McNaughton ‘happy with’ controversial rebate clause
Labour union and worker advocacy representatives who appeared before the committee agreed with Gates, arguing the WSIB surplus rebate would be akin to theft and betrayal for injured workers, whose claims are often denied for dubious reasons or are not given enough money to live on even when approved.
“It is beyond frustrating that the government is even considering this reallocation of the funds. It’s shameful as we all have illustrated. This money is overdue for injured workers and ill workers and their families,” fumed Canadian United Postal Workers president Qaiser Maroof.
“No piece of legislation can claim to be ‘working for workers’ when it worsens the circumstances of the most vulnerable segment of the workforce: injured workers,” added Patty Coates of the Ontario Federation of Labour.

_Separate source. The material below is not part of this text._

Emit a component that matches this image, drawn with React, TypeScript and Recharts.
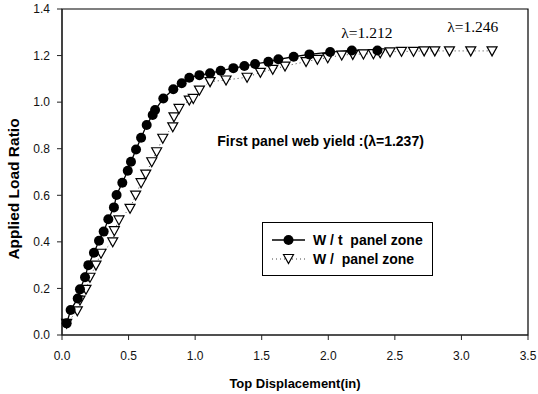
import { LineChart, Line, XAxis, YAxis, ReferenceArea, ReferenceDot, Legend, Label } from "recharts";

// W/t panel zone (solid line, filled circles)
const noPanelZone = [
  { disp: 0.035, load: 0.05 },
  { disp: 0.065, load: 0.107 },
  { disp: 0.118, load: 0.157 },
  { disp: 0.135, load: 0.196 },
  { disp: 0.173, load: 0.248 },
  { disp: 0.198, load: 0.3 },
  { disp: 0.24, load: 0.353 },
  { disp: 0.278, load: 0.405 },
  { disp: 0.313, load: 0.444 },
  { disp: 0.348, load: 0.497 },
  { disp: 0.39, load: 0.548 },
  { disp: 0.41, load: 0.601 },
  { disp: 0.453, load: 0.654 },
  { disp: 0.494, load: 0.705 },
  { disp: 0.518, load: 0.744 },
  { disp: 0.556, load: 0.797 },
  { disp: 0.594, load: 0.847 },
  { disp: 0.636, load: 0.902 },
  { disp: 0.681, load: 0.945 },
  { disp: 0.699, load: 0.966 },
  { disp: 0.761, load: 1.016 },
  { disp: 0.836, load: 1.055 },
  { disp: 0.899, load: 1.081 },
  { disp: 0.956, load: 1.105 },
  { disp: 1.032, load: 1.116 },
  { disp: 1.112, load: 1.124 },
  { disp: 1.192, load: 1.135 },
  { disp: 1.287, load: 1.146 },
  { disp: 1.37, load: 1.155 },
  { disp: 1.45, load: 1.164 },
  { disp: 1.55, load: 1.173 },
  { disp: 1.625, load: 1.184 },
  { disp: 1.74, load: 1.195 },
  { disp: 1.858, load: 1.205 },
  { disp: 2.014, load: 1.215 },
  { disp: 2.177, load: 1.222 },
  { disp: 2.369, load: 1.222 },
];

// W/ panel zone (dotted line, open triangles)
const withPanelZone = [
  { disp: 0.035, load: 0.05 },
  { disp: 0.115, load: 0.104 },
  { disp: 0.135, load: 0.15 },
  { disp: 0.18, load: 0.196 },
  { disp: 0.21, load: 0.248 },
  { disp: 0.255, load: 0.3 },
  { disp: 0.293, load: 0.351 },
  { disp: 0.381, load: 0.4 },
  { disp: 0.393, load: 0.448 },
  { disp: 0.428, load: 0.494 },
  { disp: 0.511, load: 0.544 },
  { disp: 0.553, load: 0.601 },
  { disp: 0.594, load: 0.654 },
  { disp: 0.629, load: 0.691 },
  { disp: 0.674, load: 0.744 },
  { disp: 0.711, load: 0.787 },
  { disp: 0.757, load: 0.845 },
  { disp: 0.832, load: 0.894 },
  { disp: 0.841, load: 0.937 },
  { disp: 0.879, load: 0.973 },
  { disp: 0.956, load: 1.009 },
  { disp: 0.986, load: 1.016 },
  { disp: 1.032, load: 1.052 },
  { disp: 1.112, load: 1.088 },
  { disp: 1.232, load: 1.095 },
  { disp: 1.39, load: 1.107 },
  { disp: 1.49, load: 1.128 },
  { disp: 1.583, load: 1.141 },
  { disp: 1.675, load: 1.155 },
  { disp: 1.833, load: 1.174 },
  { disp: 1.918, load: 1.184 },
  { disp: 1.996, load: 1.191 },
  { disp: 2.101, load: 1.202 },
  { disp: 2.184, load: 1.205 },
  { disp: 2.264, load: 1.207 },
  { disp: 2.339, load: 1.208 },
  { disp: 2.39, load: 1.212 },
  { disp: 2.464, load: 1.216 },
  { disp: 2.55, load: 1.218 },
  { disp: 2.64, load: 1.218 },
  { disp: 2.72, load: 1.22 },
  { disp: 2.8, load: 1.22 },
  { disp: 2.91, load: 1.22 },
  { disp: 3.07, load: 1.22 },
  { disp: 3.23, load: 1.22 },
];

const xTicks = [0, 0.5, 1, 1.5, 2, 2.5, 3, 3.5];
const yTicks = [0, 0.2, 0.4, 0.6, 0.8, 1, 1.2, 1.4];

const notes = [
  { disp: 2.29, load: 1.297, text: "λ=1.212", serif: true },
  { disp: 3.085, load: 1.324, text: "λ=1.246", serif: true },
  { disp: 1.942, load: 0.833, text: "First panel web yield :(λ=1.237)", serif: false },
];

const SANS = "Arial, 'Liberation Sans', Helvetica, sans-serif";
const SERIF = "'Times New Roman', 'Liberation Serif', serif";

const Circle = ({ cx, cy }: { cx: number; cy: number }) => <circle cx={cx} cy={cy} r={5} fill="#000" />;

const Triangle = ({ cx, cy }: { cx: number; cy: number }) => (
  <path d={`M${cx - 5},${cy - 4}L${cx + 5},${cy - 4}L${cx},${cy + 5}Z`} fill="#fff" stroke="#000" strokeWidth={1.2} />
);

const LegendBox = () => (
  <svg width={172} height={55} style={{ display: "block" }}>
    <rect x={0.5} y={0.5} width={170} height={53} fill="#fff" stroke="#000" />
    <line x1={10} y1={18} x2={43} y2={18} stroke="#000" strokeWidth={1.4} />
    <Circle cx={26.5} cy={18} />
    <text x={51} y={18} dy="0.36em" fontFamily={SANS} fontWeight="bold" fontSize={14} fill="#000" style={{ whiteSpace: "pre" }}>
      W / t  panel zone
    </text>
    <line x1={10} y1={37} x2={43} y2={37} stroke="#444" strokeDasharray="1 3" />
    <Triangle cx={26.5} cy={36.5} />
    <text x={51} y={37} dy="0.36em" fontFamily={SANS} fontWeight="bold" fontSize={14} fill="#000" style={{ whiteSpace: "pre" }}>
      W /  panel zone
    </text>
  </svg>
);

export default function App() {
  return (
    <div style={{ position: "absolute", left: 0, top: 0, width: 538, height: 394 }}>
      <LineChart width={538} height={394} margin={{ top: 9, right: 10, left: 0, bottom: 0 }} style={{ overflow: "visible" }}>
        <XAxis
          dataKey="disp"
          type="number"
          domain={[0, 3.5]}
          ticks={xTicks}
          tickFormatter={(v: number) => v.toFixed(1)}
          height={59}
          tickSize={5}
          tickMargin={11}
          stroke="#222"
          tick={{ fontSize: 12, fill: "#111", fontFamily: SANS }}
        >
          <Label
            value="Top Displacement(in)"
            position="insideBottom"
            offset={6}
            fontSize={13}
            fontWeight="bold"
            fill="#000"
            fontFamily={SANS}
          />
        </XAxis>
        <YAxis
          dataKey="load"
          type="number"
          domain={[0, 1.4]}
          ticks={yTicks}
          tickFormatter={(v: number) => v.toFixed(1)}
          width={62}
          tickSize={5}
          tickMargin={7}
          stroke="#222"
          tick={{ fontSize: 12, fill: "#111", fontFamily: SANS }}
        >
          <Label
            content={() => (
              <text
                x={13}
                y={189}
                transform="rotate(-90, 13, 189)"
                textAnchor="middle"
                dy="0.36em"
                fontSize={15.5}
                fontWeight="bold"
                fill="#000"
                fontFamily={SANS}
              >
                Applied Load Ratio
              </text>
            )}
          />
        </YAxis>
        <ReferenceArea x1={0} x2={3.5} y1={0} y2={1.4} fill="none" stroke="#000" strokeWidth={1.2} />
        <Line
          data={withPanelZone}
          dataKey="load"
          name="W /  panel zone"
          stroke="#444"
          strokeWidth={1}
          strokeDasharray="1 3"
          isAnimationActive={false}
          dot={(p: any) => <Triangle key={`t-${p.index}`} cx={p.cx} cy={p.cy} />}
        />
        <Line
          data={noPanelZone}
          dataKey="load"
          name="W / t  panel zone"
          stroke="#000"
          strokeWidth={1.3}
          isAnimationActive={false}
          dot={(p: any) => <Circle key={`c-${p.index}`} cx={p.cx} cy={p.cy} />}
        />
        {notes.map((n) => (
          <ReferenceDot
            key={n.text}
            x={n.disp}
            y={n.load}
            r={0}
            fill="none"
            stroke="none"
            label={{
              value: n.text,
              position: "center",
              fontSize: n.serif ? 15.5 : 14,
              fontWeight: n.serif ? "normal" : "bold",
              fontFamily: n.serif ? SERIF : SANS,
              fill: "#000",
            }}
          />
        ))}
        <Legend
          layout="vertical"
          align="center"
          verticalAlign="middle"
          wrapperStyle={{ left: 262, top: 222, width: "auto", height: "auto" }}
          content={() => <LegendBox />}
        />
      </LineChart>
    </div>
  );
}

Deepak Anand, the parliamentary assistant for labour, acknowledged that perhaps some changes could be made to make the clause more palatable, and said he would look at what other provinces have done with similar surpluses.
“I hear it loud and clear,” said Anand. “I am going to go back and am going to work with the WSIB more on this issue.”
But following Thursday’s hearing, Labour Minister Monte McNaughton said he believes Schedule 6 is fine as is.
“I am really happy [with how it is],” McNaughton told Queen’s Park Today, who argued the surplus is only there because the PCs brought the WSIB system back from the brink of bankruptcy. “It’s important that we set up a formula so that money is returned back into local businesses and the local economy.”
McNaughton denied the measure was included to intentionally provoke the NDP into voting against the bill but said if they do, it will show that the party has “abandoned the working class in this province.”
No witnesses appeared before the committee to stick up for the WSIB change, but several business and construction groups voiced their support for the measure in McNaughton’s original press release about the measure. The WSIB has $6.1 billion in reserves; a “significant portion” will be redistributed to employers the province deems “safe.”